Which apps are criminals actively using for sextortion?

Between July and December 2025, eSafety received over 2,000 sexual extortion complaints. Instagram and WhatsApp were named in more than 1,300 of them combined, making them the most cited platforms by a wide margin.

Men aged 18 to 24 filed the most complaints of any group, with roughly 800 reports. But the regulator noted that younger teens are increasingly in the crosshairs, and for users under 18, Apple’s iMessage and Snapchat were the services most often tied to these threats.

Close up detail of a man iMessaging on an iPhone.
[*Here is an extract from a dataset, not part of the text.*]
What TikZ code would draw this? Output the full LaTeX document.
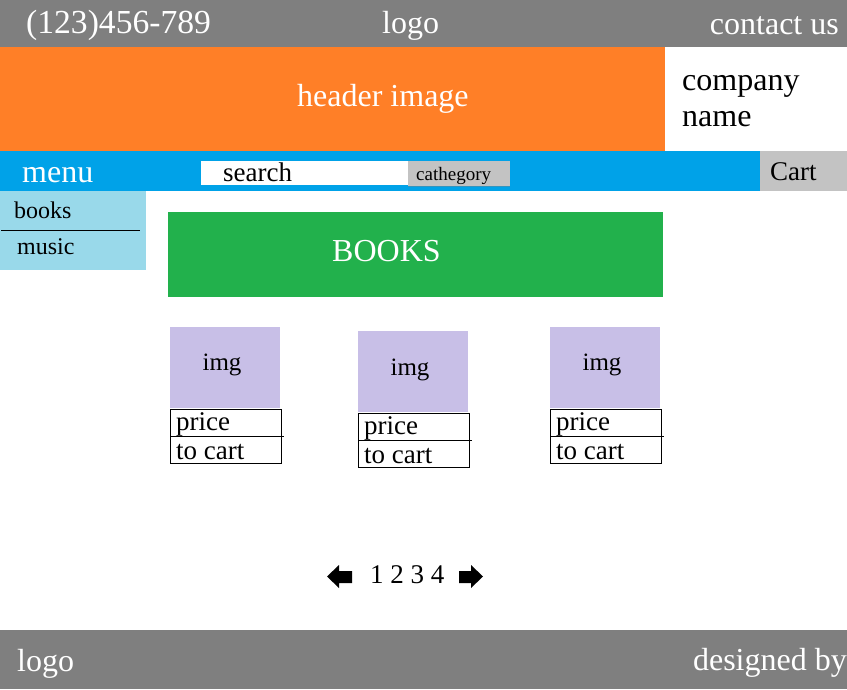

The messages victims receive are chilling. The regulator cited lines like “I have everything to ruin your life” and “only money can help you now to end this peacefully.”

Why aren’t the platforms stopping this?

The frustrating part is that the technology to catch this already exists. Language analysis can flag the well-worn coercion scripts these criminals reuse, and detection tools can monitor live streams and video calls. eSafety found most platforms are simply not using them. Microsoft was the only company that reported using both.

eSafety Commissioner Julie Inman Grant said offenders are exploiting weak detection systems and inconsistent safeguards to hop between services and escalate the harm.

Child using a red iPhone

University of Sydney academic Dr Joanne Gray argued the companies remain stuck in reactive mode. “They are taking it down when they find it or are made aware of it, but they are not doing enough to prevent it from being there in the first place,” she said.

It’s clear that these companies need to do better to protect our children. They need to treat them as people and not as revenue-generating assets. And since they are clearly failing to do so, stronger legislation is needed to hold them accountable and better protect children online.